It has been noted that these sessions with Schrenck-Notzing verged on the pornographic. Carrière’s assistant (and reported lover) Juliette Bisson would, during the course of the séance sittings with Schrenck-Notzing, introduce her finger into Carrière’s vagina to ensure no “ectoplasm” had been put there beforehand. this would be followed by Carrière stripping nude at the end and demanding another full-on gynaecological exam. Whether the audience members were obliging is up for debate, but reports that Carrière would run around the séance room naked indulging in sexual activities with her audience suggests perhaps so. One can imagine that this deliberate eroticisation of the male audience might go some way to explaining the ease with which these “investigators” believed the psychic reality of the seances. A decision of fraud on their part would distance their involvement somewhat from the special and heightened context of the séances and so cast their complicity in, or at the least witnessing of, sexual activities in the sober (and more judgemental) cold light of day.
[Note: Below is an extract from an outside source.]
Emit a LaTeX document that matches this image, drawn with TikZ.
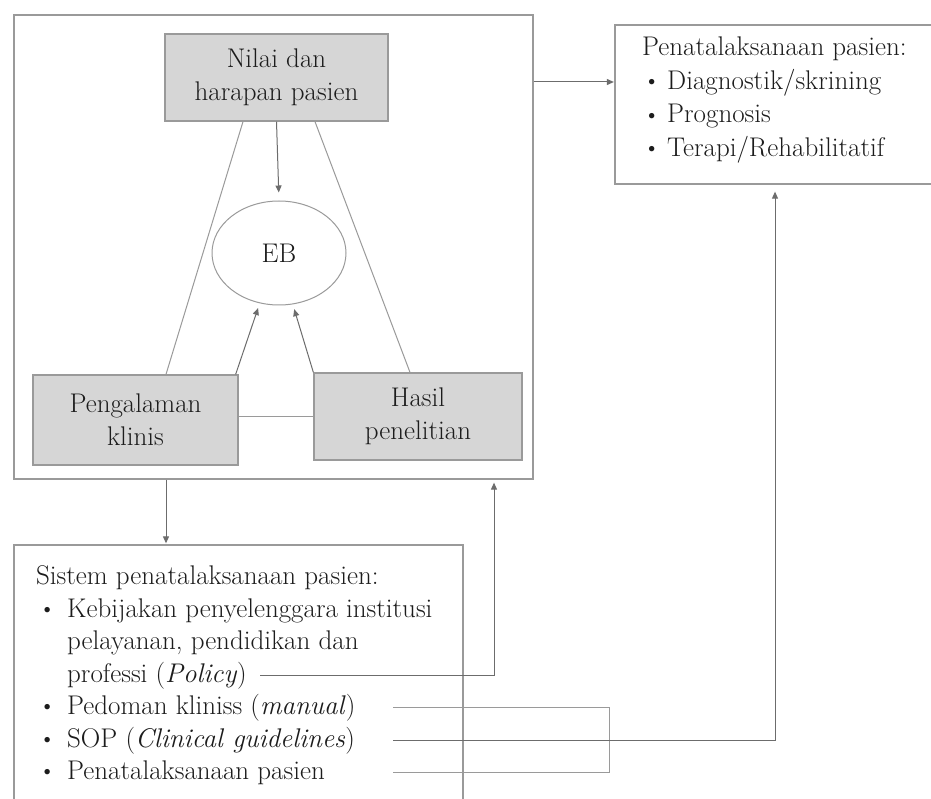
\documentclass[tikz,border=0pt]{standalone}
\usetikzlibrary{arrows.meta,shapes.geometric}
\definecolor{boxfill}{HTML}{D6D6D6}
\definecolor{edge}{HTML}{9A9A9A}
\definecolor{ink}{HTML}{1C1C1C}
% bullet: #1 = space before it, #2 = indent of the item text
\newcommand\bul[2]{\makebox[#2][l]{\hspace{#1}\raisebox{0.8pt}{\fontsize{24}{24}\selectfont\textbullet}}}
\begin{document}
\begin{tikzpicture}[x=1pt,y=-1pt,
  every node/.style={text=ink, font=\fontsize{27}{33}\selectfont},
  frame/.style={draw=edge, line width=1.3pt, inner sep=0pt},
  greybox/.style={frame, fill=boxfill, align=center},
  link/.style={draw=edge, line width=1pt},
  arr/.style={link, -{Triangle[length=7pt,width=6pt]}, draw=edge!70!black}]
\useasboundingbox (0,0) rectangle (931,799);
\clip (0,0) rectangle (931,799);
\fill[white] (0,0) rectangle (931,799);

% outer frame of the evidence-based core
\node[frame, minimum width=519pt, minimum height=464pt] (outer) at (273.5,247) {};

% the three sources and EB
\node[greybox, minimum width=223pt, minimum height=87pt] (nilai) at (276.5,77.5) {Nilai dan\\harapan pasien};
\node[draw=edge, line width=1pt, ellipse, minimum width=134pt, minimum height=104pt, inner sep=0pt] (eb) at (279,253) {EB};
\node[greybox, minimum width=205pt, minimum height=90pt] (peng) at (135.5,420) {Pengalaman\\klinis};
\node[greybox, minimum width=208pt, minimum height=87pt] (hasil) at (418,416.5) {Hasil\\penelitian};

\draw[link] ([xshift=-33.5pt]nilai.south) -- ([xshift=30.5pt]peng.north);
\draw[link] ([xshift=38.5pt]nilai.south) -- ([xshift=-8pt]hasil.north);
\draw[arr, shorten >=8pt] (nilai.south) -- (eb.north);
\draw[arr, shorten >=5pt] ([xshift=-3pt]peng.north east) -- (eb.249);
\draw[arr, shorten >=5pt] (hasil.north west) -- (eb.285);
\draw[link] (hasil.west -| peng.east) -- (hasil.west);

% patient management box (right)
\node[frame, minimum width=345pt, minimum height=159pt] (mgmt) at (787.5,104.5) {};
\node[anchor=north west, align=left, inner sep=0pt,
      font=\fontsize{27}{33.5}\selectfont] (mgmttxt) at (642,37) {%
  Penatalaksanaan pasien:\\
  \bul{1pt}{25pt}Diagnostik/skrining\\
  \bul{1pt}{25pt}Prognosis\\
  \bul{1pt}{25pt}Terapi/Rehabilitatif};
\draw[arr, shorten >=0.5pt] ([yshift=22.5pt]mgmt.west -| outer.east) -- ([yshift=22.5pt]mgmt.west);

% system of patient management (bottom)
\node[frame, minimum width=449pt, minimum height=290pt] (sistem) at (238.5,690) {};
\node[anchor=north west, align=left, inner sep=0pt,
      font=\fontsize{27}{32.5}\selectfont] (sistxt) at (36,565.5) {%
  Sistem penatalaksanaan pasien:\\
  \bul{2.5pt}{31pt}Kebijakan penyelenggara institusi\\
  \hspace{31pt}pelayanan, pendidikan dan\\
  \hspace{31pt}professi (\textit{Policy})\\
  \bul{2.5pt}{31pt}Pedoman kliniss (\textit{manual})\\
  \bul{2.5pt}{31pt}SOP (\textit{Clinical guidelines})\\
  \bul{2.5pt}{31pt}Penatalaksanaan pasien};

\draw[arr, shorten >=1pt] ([xshift=-107.5pt]outer.south) -- ([xshift=-107.5pt]outer.south |- sistem.north);

% feedback connectors from the list items
\coordinate (polend) at (260,675);
\coordinate (pedend) at (393,707);
\coordinate (sopend) at (393,740);
\coordinate (penend) at (393,772);
\coordinate (brk) at (609,740);
\draw[arr, shorten >=3pt] (polend) -| ([xshift=220.5pt]outer.south);
\draw[link] (pedend) -| (brk);
\draw[link] (penend) -| (brk);
\draw[arr, shorten >=7pt] (sopend) -| ([xshift=-12.5pt]mgmt.south);
\end{tikzpicture}
\end{document}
The spiritualist debunker Harry Price wrote that the photographs taken by Schrenk-Notzing, rather than proving the reality of Carrière’s mediumship, in fact did just the opposite. In 1920 Carrière was investigated by the Society for Psychical Research in London and an analysis of her ectoplasm revealed it to be made of chewed paper and the ghostly faces as cut from the French magazine Le Miroir. Back issues of the magazine matched some of Carrière’s ectoplasm faces, including Woodrow Wilson, King Ferdinand of Bulgaria and the French president Raymond Poincaré. This is something Schrenk-Notzing tries to address in his book, but with not much success. A 1913 newspaper article explained how “Miss Eva prepared the heads before every séance, and endeavoured to make them unrecognizable. A clean-shaven face was decorated with a beard. Grey hairs became black curls, a broad forehead was made into a narrow one. But, in spite of all her endeavours, she could not obliterate certain characteristic lines.”
Visit our post – “Phenomena of Materialisation” – in the Texts section of the site to see the English translation of the book in it’s entirety.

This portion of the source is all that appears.